— Set exercise —
Your copy of the material must match it exactly, except that pictures are dropped.
☆ ☆ ☆ ☆
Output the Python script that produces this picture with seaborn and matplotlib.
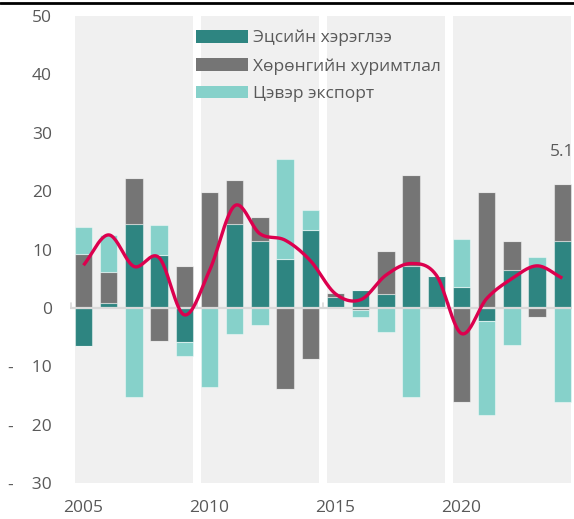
import numpy as np
import pandas as pd
import matplotlib
matplotlib.use("Agg")
import matplotlib.pyplot as plt
from matplotlib.patches import Patch
import seaborn as sns

# ---- data ----
years = list(range(2005, 2025))
consumption = [-6.5, 0.9, 14.3, 9.1, -5.8, 0.0, 14.3, 11.5, 8.4, 13.4,
               1.8, 3.1, 2.3, 7.2, 5.5, 3.5, -2.2, 6.5, 7.1, 11.5]
investment = [9.3, 5.3, 8.0, -5.6, 7.1, 19.9, 7.6, 4.1, -13.9, -8.7,
              0.7, -0.3, 7.5, 15.6, 0.0, -16.2, 19.9, 4.9, -1.6, 9.7]
net_export = [4.5, 6.3, -15.2, 5.1, -2.5, -13.5, -4.4, -2.9, 17.1, 3.4,
              -0.1, -1.2, -4.2, -15.2, 0.0, 8.3, -16.1, -6.4, 1.7, -16.1]
gdp_growth = [7.3, 12.5, 7.1, 8.6, -1.2, 6.4, 17.5, 12.7, 11.6, 8.1,
              2.4, 1.4, 5.6, 7.6, 5.6, -4.4, 1.6, 5.0, 7.2, 5.1]
series_names = ["Эцсийн хэрэглээ", "Хөрөнгийн хуримтлал", "Цэвэр экспорт"]
ytick_values = [50, 40, 30, 20, 10, 0, -10, -20, -30]
xtick_labels = ["2005", "2010", "2015", "2020"]
last_label = "5.1"

colors = ["#2E8581", "#757575", "#86D1CA"]
band_color = "#F0F0F0"
line_color = "#DC004E"
text_color = "#595959"

sns.set_theme(style="white")
plt.rcParams["font.family"] = ["Open Sans", "DejaVu Sans"]

fig = plt.figure(figsize=(5.74, 5.19), dpi=100)
ax = fig.add_axes([70 / 574, (519 - 483) / 519, 502 / 574, (483 - 16) / 519])

n = len(years)
xpos = np.arange(n)
bw = 0.69

# shaded bands per 5-year block
for g in range(0, n, 5):
    ax.axvspan(g - bw / 2, g + 4 + bw / 2, color=band_color, zorder=0, lw=0)

# stacked bars, positives and negatives separately
pos_bottom = np.zeros(n)
neg_bottom = np.zeros(n)
df_list = [consumption, investment, net_export]
for vals, col in zip(df_list, colors):
    v = np.array(vals, dtype=float)
    pos = np.where(v > 0, v, 0.0)
    neg = np.where(v < 0, v, 0.0)
    sns.barplot(x=xpos, y=pos, bottom=pos_bottom, color=col, width=bw,
                native_scale=True, ax=ax, saturation=1,
                edgecolor=(1, 1, 1, 0.45), linewidth=0.8, zorder=2)
    sns.barplot(x=xpos, y=neg, bottom=neg_bottom, color=col, width=bw,
                native_scale=True, ax=ax, saturation=1,
                edgecolor=(1, 1, 1, 0.45), linewidth=0.8, zorder=2)
    pos_bottom += pos
    neg_bottom += neg

# zero line with small group ticks
xmin, xmax = -(83.5 - 70) / 25.2, (572 - 83.5) / 25.2
ax.axhline(0, color="#D9D9D9", lw=1.6, zorder=3)
for g in range(0, n + 1, 5):
    ax.plot([g - 0.5, g - 0.5], [0, 0.9], color="#D9D9D9", lw=1.2, zorder=3)

# smooth GDP line (Catmull-Rom rendering of the data points)
px = xpos.astype(float)
py = np.array(gdp_growth, dtype=float)
ext_x = np.concatenate([[2 * px[0] - px[1]], px, [2 * px[-1] - px[-2]]])
ext_y = np.concatenate([[2 * py[0] - py[1]], py, [2 * py[-1] - py[-2]]])
sx, sy = [], []
t = np.linspace(0, 1, 25)
for i in range(1, len(ext_x) - 2):
    p0, p1, p2, p3 = [np.array([ext_x[j], ext_y[j]]) for j in (i - 1, i, i + 1, i + 2)]
    for tt in t[:-1] if i < len(ext_x) - 3 else t:
        pt = 0.5 * ((2 * p1) + (-p0 + p2) * tt + (2 * p0 - 5 * p1 + 4 * p2 - p3) * tt ** 2
                    + (-p0 + 3 * p1 - 3 * p2 + p3) * tt ** 3)
        sx.append(pt[0]); sy.append(pt[1])
curve = pd.DataFrame({"x": sx, "y": sy})
sns.lineplot(data=curve, x="x", y="y", color=line_color, lw=2.4, ax=ax,
             sort=False, estimator=None, zorder=5, solid_capstyle="butt")

# label above final bar
ax.text(xpos[-1], 26.7, last_label, ha="center", va="center",
        fontsize=12.5, color=text_color)

ax.set_xlim(xmin, xmax)
ax.set_ylim(-30, 50)
ax.set_xticks([years.index(int(s)) for s in xtick_labels])
ax.set_xticklabels(xtick_labels)
ax.set_yticks(ytick_values)
ax.set_yticklabels([f"{v}" if v >= 0 else f"-    {abs(v)}" for v in ytick_values])
ax.tick_params(axis="x", length=0, pad=12, labelsize=12.5, colors=text_color)
ax.tick_params(axis="y", length=0, pad=13, labelsize=12.5, colors=text_color)
for lbl in ax.get_yticklabels():
    lbl.set_horizontalalignment("right")
ax.set_xlabel("")
ax.set_ylabel("")
for s in ax.spines.values():
    s.set_visible(False)
ax.set_facecolor("none")
ax.grid(False)

handles = [Patch(facecolor=c, edgecolor="none") for c in colors]
fig.legend(handles, series_names, loc="upper left",
           bbox_to_anchor=(196 / 574, 1 - 30 / 519), frameon=False,
           fontsize=12.5, handlelength=3.0, handleheight=0.7,
           handletextpad=0.3, labelspacing=0.67, borderpad=0,
           borderaxespad=0, labelcolor=text_color)

# top rule
fig.add_artist(plt.Line2D([0, 1], [1 - 3 / 519, 1 - 3 / 519],
                          transform=fig.transFigure, color="black", lw=2))

fig.savefig("out.png", dpi=100)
☆ ☆ ☆ ☆
— Correct answer —
Output the Python script that produces this picture with seaborn and matplotlib.
import numpy as np
import pandas as pd
import matplotlib
matplotlib.use("Agg")
import matplotlib.pyplot as plt
from matplotlib.patches import Patch
import seaborn as sns

# ---- data ----
years = list(range(2005, 2025))
consumption = [-6.5, 0.9, 14.3, 9.1, -5.8, 0.0, 14.3, 11.5, 8.4, 13.4,
               1.8, 3.1, 2.3, 7.2, 5.5, 3.5, -2.2, 6.5, 7.1, 11.5]
investment = [9.3, 5.3, 8.0, -5.6, 7.1, 19.9, 7.6, 4.1, -13.9, -8.7,
              0.7, -0.3, 7.5, 15.6, 0.0, -16.2, 19.9, 4.9, -1.6, 9.7]
net_export = [4.5, 6.3, -15.2, 5.1, -2.5, -13.5, -4.4, -2.9, 17.1, 3.4,
              -0.1, -1.2, -4.2, -15.2, 0.0, 8.3, -16.1, -6.4, 1.7, -16.1]
gdp_growth = [7.3, 12.5, 7.1, 8.6, -1.2, 6.4, 17.5, 12.7, 11.6, 8.1,
              2.4, 1.4, 5.6, 7.6, 5.6, -4.4, 1.6, 5.0, 7.2, 5.1]
series_names = ["Эцсийн хэрэглээ", "Хөрөнгийн хуримтлал", "Цэвэр экспорт"]
ytick_values = [50, 40, 30, 20, 10, 0, -10, -20, -30]
xtick_labels = ["2005", "2010", "2015", "2020"]
last_label = "5.1"

colors = ["#2E8581", "#757575", "#86D1CA"]
band_color = "#F0F0F0"
line_color = "#DC004E"
text_color = "#595959"

sns.set_theme(style="white")
plt.rcParams["font.family"] = ["Open Sans", "DejaVu Sans"]

fig = plt.figure(figsize=(5.74, 5.19), dpi=100)
ax = fig.add_axes([70 / 574, (519 - 483) / 519, 502 / 574, (483 - 16) / 519])

n = len(years)
xpos = np.arange(n)
bw = 0.69

# shaded bands per 5-year block
for g in range(0, n, 5):
    ax.axvspan(g - bw / 2, g + 4 + bw / 2, color=band_color, zorder=0, lw=0)

# stacked bars, positives and negatives separately
pos_bottom = np.zeros(n)
neg_bottom = np.zeros(n)
df_list = [consumption, investment, net_export]
for vals, col in zip(df_list, colors):
    v = np.array(vals, dtype=float)
    pos = np.where(v > 0, v, 0.0)
    neg = np.where(v < 0, v, 0.0)
    sns.barplot(x=xpos, y=pos, bottom=pos_bottom, color=col, width=bw,
                native_scale=True, ax=ax, saturation=1,
                edgecolor=(1, 1, 1, 0.45), linewidth=0.8, zorder=2)
    sns.barplot(x=xpos, y=neg, bottom=neg_bottom, color=col, width=bw,
                native_scale=True, ax=ax, saturation=1,
                edgecolor=(1, 1, 1, 0.45), linewidth=0.8, zorder=2)
    pos_bottom += pos
    neg_bottom += neg

# zero line with small group ticks
xmin, xmax = -(83.5 - 70) / 25.2, (572 - 83.5) / 25.2
ax.axhline(0, color="#D9D9D9", lw=1.6, zorder=3)
for g in range(0, n + 1, 5):
    ax.plot([g - 0.5, g - 0.5], [0, 0.9], color="#D9D9D9", lw=1.2, zorder=3)

# smooth GDP line (Catmull-Rom rendering of the data points)
px = xpos.astype(float)
py = np.array(gdp_growth, dtype=float)
ext_x = np.concatenate([[2 * px[0] - px[1]], px, [2 * px[-1] - px[-2]]])
ext_y = np.concatenate([[2 * py[0] - py[1]], py, [2 * py[-1] - py[-2]]])
sx, sy = [], []
t = np.linspace(0, 1, 25)
for i in range(1, len(ext_x) - 2):
    p0, p1, p2, p3 = [np.array([ext_x[j], ext_y[j]]) for j in (i - 1, i, i + 1, i + 2)]
    for tt in t[:-1] if i < len(ext_x) - 3 else t:
        pt = 0.5 * ((2 * p1) + (-p0 + p2) * tt + (2 * p0 - 5 * p1 + 4 * p2 - p3) * tt ** 2
                    + (-p0 + 3 * p1 - 3 * p2 + p3) * tt ** 3)
        sx.append(pt[0]); sy.append(pt[1])
curve = pd.DataFrame({"x": sx, "y": sy})
sns.lineplot(data=curve, x="x", y="y", color=line_color, lw=2.4, ax=ax,
             sort=False, estimator=None, zorder=5, solid_capstyle="butt")

# label above final bar
ax.text(xpos[-1], 26.7, last_label, ha="center", va="center",
        fontsize=12.5, color=text_color)

ax.set_xlim(xmin, xmax)
ax.set_ylim(-30, 50)
ax.set_xticks([years.index(int(s)) for s in xtick_labels])
ax.set_xticklabels(xtick_labels)
ax.set_yticks(ytick_values)
ax.set_yticklabels([f"{v}" if v >= 0 else f"-    {abs(v)}" for v in ytick_values])
ax.tick_params(axis="x", length=0, pad=12, labelsize=12.5, colors=text_color)
ax.tick_params(axis="y", length=0, pad=13, labelsize=12.5, colors=text_color)
for lbl in ax.get_yticklabels():
    lbl.set_horizontalalignment("right")
ax.set_xlabel("")
ax.set_ylabel("")
for s in ax.spines.values():
    s.set_visible(False)
ax.set_facecolor("none")
ax.grid(False)

handles = [Patch(facecolor=c, edgecolor="none") for c in colors]
fig.legend(handles, series_names, loc="upper left",
           bbox_to_anchor=(196 / 574, 1 - 30 / 519), frameon=False,
           fontsize=12.5, handlelength=3.0, handleheight=0.7,
           handletextpad=0.3, labelspacing=0.67, borderpad=0,
           borderaxespad=0, labelcolor=text_color)

# top rule
fig.add_artist(plt.Line2D([0, 1], [1 - 3 / 519, 1 - 3 / 519],
                          transform=fig.transFigure, color="black", lw=2))

fig.savefig("out.png", dpi=100)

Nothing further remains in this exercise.